The OEA says its backing several plans like a capital gains tax or wind tax, but as long as the legislature reaches that $50 million mark, they say the walkout is over.

“That’s just one route on a roadmap to get to a final destination. There are many other routes to get there,” said Priest.

But Republican lawmakers say they’ve already passed the largest tax increase in the state’s history, fully funded $2.9 billion education spending plan that includes $6,100 average raises for teachers and more money for the classroom. They say they’ve done enough.

“I’m not sure what else we can do this legislative session on top of what we’ve already done,” said Representative John Pfeiffer (R) Assistant Majority Whip.

Teachers at Norman High School agree the OEA’s demands are not realistic, especially calling for a capital gains tax that could hurt agriculture. They’d rather see a repeal of the income tax break.

“They are absolutely being unrealistic,” said Norman High School Teacher Dawn Brockman, “Because again, agriculture has a great lobbying force. With income tax there’s not going to be the calls to legislators so why not go after income tax. It’s a cost of an average of $30 per person.”

But teachers say the OEA doesn’t seem interested in their opinion.
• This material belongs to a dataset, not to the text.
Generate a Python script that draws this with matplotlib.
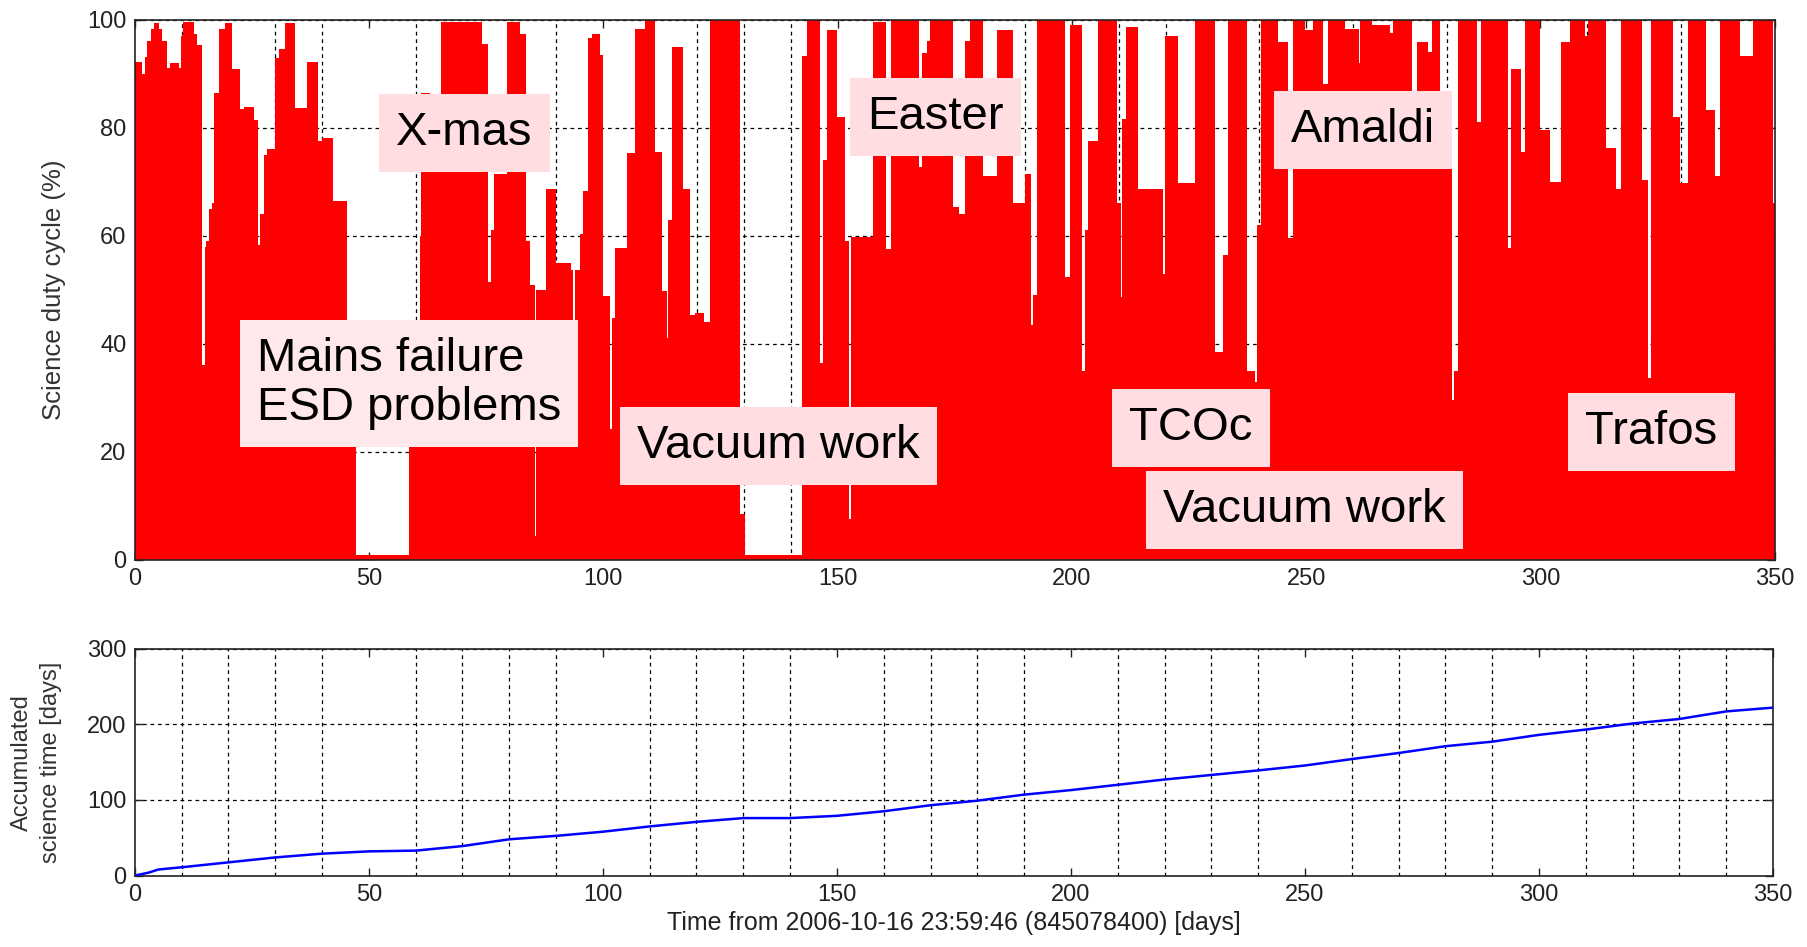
import matplotlib
matplotlib.use('Agg')  # no display in the sandbox
import matplotlib.pyplot as plt
from matplotlib.ticker import MultipleLocator

# Science duty cycle, step function: start day of each step and its level (%)
duty_start = [0, 1.6, 2.1, 2.7, 3.4, 4.1, 5.2, 5.9, 6.9, 7.6, 9.4, 9.8, 10.3, 12.6, 13.3,
              14.4, 14.9, 15.3, 15.8, 16.5, 16.9, 17.9, 19.3, 20.8, 22.5, 23.2, 25.4, 26.4,
              26.8, 27.5, 28.2, 30.0, 30.7, 32.1, 34.2, 36.7, 39.2, 39.9, 42.4, 45.2, 47.3,
              58.6, 60.8, 61.1, 62.9, 65.4, 74.2, 75.3, 76.0, 76.6, 79.4, 82.3, 83.5, 84.4,
              85.4, 85.7, 87.8, 90.0, 93.2, 93.6, 93.9, 95.0, 95.7, 96.8, 97.5, 99.3, 100.0,
              101.4, 101.8, 102.5, 105.0, 106.8, 108.9, 111.0, 112.5, 113.5, 113.9, 114.6,
              117.1, 118.5, 119.6, 121.4, 122.8, 129.2, 130.3, 142.4, 143.4, 146.3, 146.9,
              147.7, 149.9, 151.6, 152.4, 152.8, 157.6, 160.3, 161.5, 167.3, 168.0, 169.0,
              169.7, 174.6, 175.9, 177.1, 178.3, 181.0, 184.0, 187.5, 190.0, 191.3, 191.8,
              192.5, 198.5, 199.6, 202.1, 202.7, 203.5, 205.6, 209.6, 210.4, 210.7, 211.5,
              214.2, 219.5, 219.9, 222.7, 226.3, 230.5, 232.3, 233.4, 237.3, 239.1, 239.6,
              240.3, 244.0, 246.2, 247.3, 249.7, 251.5, 253.7, 254.6, 258.3, 261.2, 261.6,
              264.1, 267.8, 268.6, 272.5, 273.6, 276.1, 276.8, 278.5, 281.2, 281.6, 282.5,
              286.4, 287.4, 293.1, 293.8, 295.9, 296.7, 299.9, 302.0, 304.5, 306.3, 309.5,
              310.2, 314.1, 316.2, 317.3, 321.6, 323.0, 323.7, 328.3, 329.7, 331.5, 335.4,
              337.2, 338.3, 342.5, 345.4, 349.7]
duty_pct = [92.2, 90.0, 93.0, 96.0, 98.3, 99.3, 98.3, 96.0, 91.0, 92.0, 91.0, 97.0, 99.5, 97.3, 95.3,
            36.0, 58.0, 59.0, 65.0, 66.0, 86.4, 98.3, 99.3, 90.8, 83.4, 83.9, 81.4, 58.3,
            64.0, 75.0, 76.0, 92.9, 94.5, 99.3, 83.7, 92.2, 77.6, 78.0, 66.4, 40.0, 1.0,
            40.0, 60.0, 86.4, 80.0, 99.5, 95.5, 51.5, 61.0, 71.5, 99.5, 97.3, 59.0, 50.8,
            4.5, 50.0, 68.6, 55.0, 53.6, 24.0, 53.6, 60.4, 68.3, 96.6, 97.3, 93.5, 48.8,
            24.2, 44.7, 57.7, 75.4, 98.3, 100.0, 75.5, 49.8, 41.0, 63.0, 94.9,
            68.6, 45.4, 45.7, 44.0, 100.0, 8.5, 1.0, 93.2, 100.0, 36.5, 74.0,
            98.0, 82.0, 59.0, 7.5, 59.7, 99.6, 57.5, 100.0, 72.8, 93.8, 96.0,
            100.0, 65.4, 64.0, 96.0, 100.0, 71.0, 98.0, 66.0, 71.4, 43.5, 49.0,
            100.0, 52.4, 99.0, 35.0, 61.0, 77.6, 100.0, 66.0, 48.6, 81.6, 98.6,
            68.6, 53.0, 97.0, 69.7, 100.0, 38.4, 56.5, 100.0, 35.0, 33.0, 62.0,
            100.0, 95.9, 59.5, 100.0, 98.0, 100.0, 88.0, 100.0, 98.3, 92.0, 100.0,
            99.0, 97.5, 100.0, 80.0, 95.9, 94.0, 100.0, 85.0, 29.6, 35.0, 100.0,
            81.0, 100.0, 57.8, 90.8, 75.5, 100.0, 79.6, 70.0, 95.9, 100.0, 97.0,
            100.0, 76.2, 68.7, 100.0, 70.4, 33.7, 100.0, 82.0, 69.7, 100.0, 83.3,
            71.0, 100.0, 93.2, 100.0, 66.0]
last_day = 350

# Accumulated science time [days], read every 10 days
acc_day = [0, 3, 5, 10, 20, 30, 40, 50, 60, 70, 80, 90, 100, 110, 120, 130, 140, 150, 160,
           170, 180, 190, 200, 210, 220, 230, 240, 250, 260, 270, 280, 290, 300, 310, 320,
           330, 340, 350]
acc_days = [0, 4, 8, 11, 17.5, 24, 29, 32, 33, 39, 48, 52.5, 58, 65, 71, 76, 76, 79, 85,
            93, 99, 107, 113, 120, 127, 133, 139, 145.5, 154, 162, 171, 177, 186, 193, 201,
            207, 217, 222]

# Event labels: text, centre day, centre level (%)
events = ['X-mas', 'Easter', 'Amaldi', 'Mains failure\nESD problems', 'Vacuum work',
          'TCOc', 'Vacuum work', 'Trafos']
event_day = [70.4, 170.9, 262.2, 58.5, 137.4, 225.4, 249.6, 323.7]
event_pct = [79.1, 81.9, 79.5, 32.6, 21.0, 24.4, 9.2, 23.7]

label_font = ['Liberation Sans', 'DejaVu Sans']
grid_kw = dict(color='black', linestyle=(0, (3, 3)), linewidth=0.9)


def matlab_axes(ax):
    """Box with inward ticks on all four sides, like the MATLAB default."""
    ax.tick_params(which='major', direction='in', top=True, right=True, length=6,
                   width=1, labelsize=17, pad=6, colors='#222222')
    ax.tick_params(which='minor', length=0, top=True, right=True)
    for lab in ax.get_xticklabels() + ax.get_yticklabels():
        lab.set_family(label_font)
    for sp in ax.spines.values():
        sp.set_linewidth(1.2)
        sp.set_color('#222222')


fig = plt.figure(figsize=(18.07, 9.47), dpi=100)

# top panel: duty cycle
ax1 = fig.add_axes([0.0746, 0.4087, 0.9075, 0.5706])
x = duty_start + [last_day]
y = duty_pct + [duty_pct[-1]]
ax1.fill_between(x, 0, y, step='post', color='#ff0000', linewidth=0, zorder=2)
ax1.set_xlim(0, 350)
ax1.set_ylim(0, 100)
ax1.xaxis.set_major_locator(MultipleLocator(50))
ax1.xaxis.set_minor_locator(MultipleLocator(10))
ax1.yaxis.set_major_locator(MultipleLocator(20))
ax1.set_axisbelow(True)
ax1.grid(True, which='minor', axis='x', **grid_kw)
ax1.grid(True, which='major', axis='y', **grid_kw)
ax1.set_ylabel('Science duty cycle (%)', fontsize=18.5, family=label_font,
               color='#333333', labelpad=15)
matlab_axes(ax1)

for txt, d, p in zip(events, event_day, event_pct):
    light = '#ffe8ea' if '\n' in txt else '#ffdde0'
    ax1.text(d, p, txt, ha='center', va='center', multialignment='left',
             fontsize=34, family=label_font, color='black', zorder=5,
             linespacing=1.15,
             bbox=dict(boxstyle='square,pad=0.36', facecolor=light, edgecolor='none'))

# bottom panel: accumulated science time
ax2 = fig.add_axes([0.0746, 0.0754, 0.9066, 0.2397])
ax2.plot(acc_day, acc_days, color='#0000ff', linewidth=1.8, zorder=3)
ax2.set_xlim(0, 350)
ax2.set_ylim(0, 300)
ax2.xaxis.set_major_locator(MultipleLocator(50))
ax2.xaxis.set_minor_locator(MultipleLocator(10))
ax2.yaxis.set_major_locator(MultipleLocator(100))
ax2.set_axisbelow(True)
ax2.grid(True, which='minor', axis='x', **grid_kw)
ax2.grid(True, which='major', axis='y', **grid_kw)
ax2.set_ylabel('Accumulated\nscience time [days]', fontsize=17, family=label_font,
               color='#333333', labelpad=18, linespacing=1.4)
ax2.set_xlabel('Time from 2006-10-16 23:59:46 (845078400) [days]', fontsize=18,
               family=label_font, color='#222222', labelpad=4)
matlab_axes(ax2)

fig.savefig('out.png', dpi=100, facecolor='white')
“The OEA really doesn’t take into consideration a lot of our opinions. We haven’t been reached out to a lot of ways and they speak without us a lot of times,” said Brockman.
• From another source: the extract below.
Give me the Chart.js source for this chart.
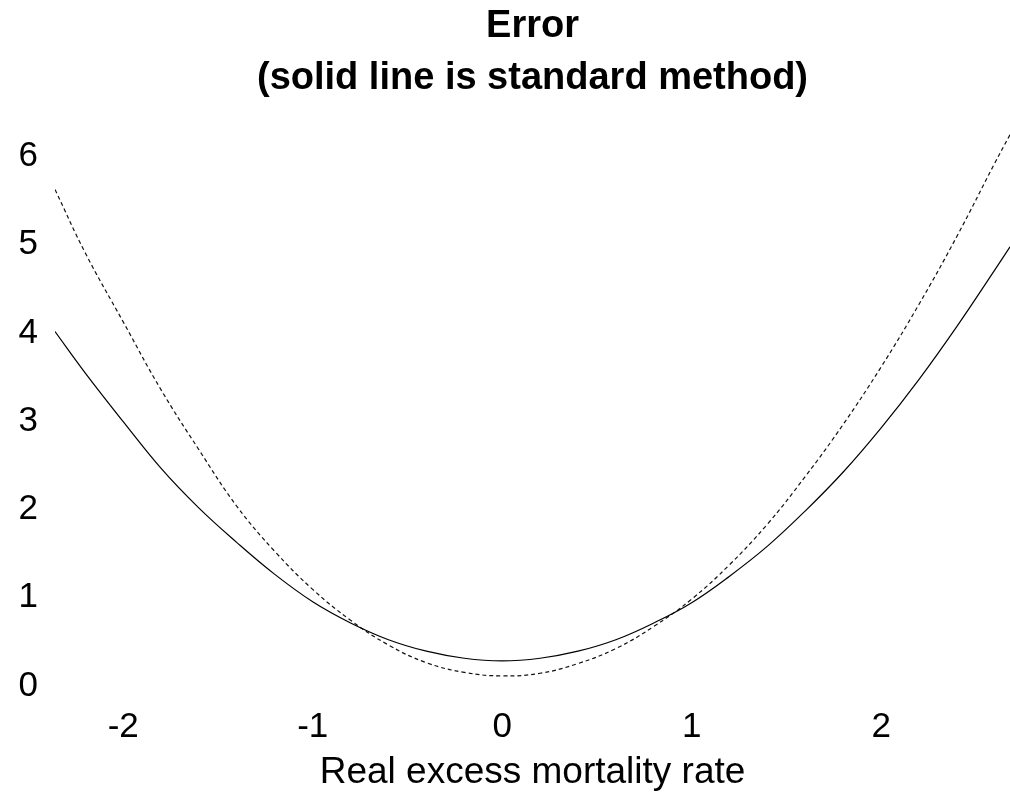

Norman High School Teacher Catherine Wilson added, “The communication with OEA has been very top down. I haven’t received any communication with OEA asking what it is that I’m here for.”

The OEA insists it is keeping lines of communication open with teachers. Tuesday, the organization filed a permit to continue the walkout at the Capitol through next week.

Tuesday evening, Priest released the following statement in response to Gov. Fallin signing the repeal of the hotel-motel tax: 

“Governor Fallin has spent years doing far too little for public education, so it’s no surprise that she took measures to further neglect students today. The governor and lawmakers keep closing the door on revenue options when Oklahomans are asking for a better path forward. Filing for office starts Wednesday. Public education should be the issue this November. We need candidates who are worthy of our children.”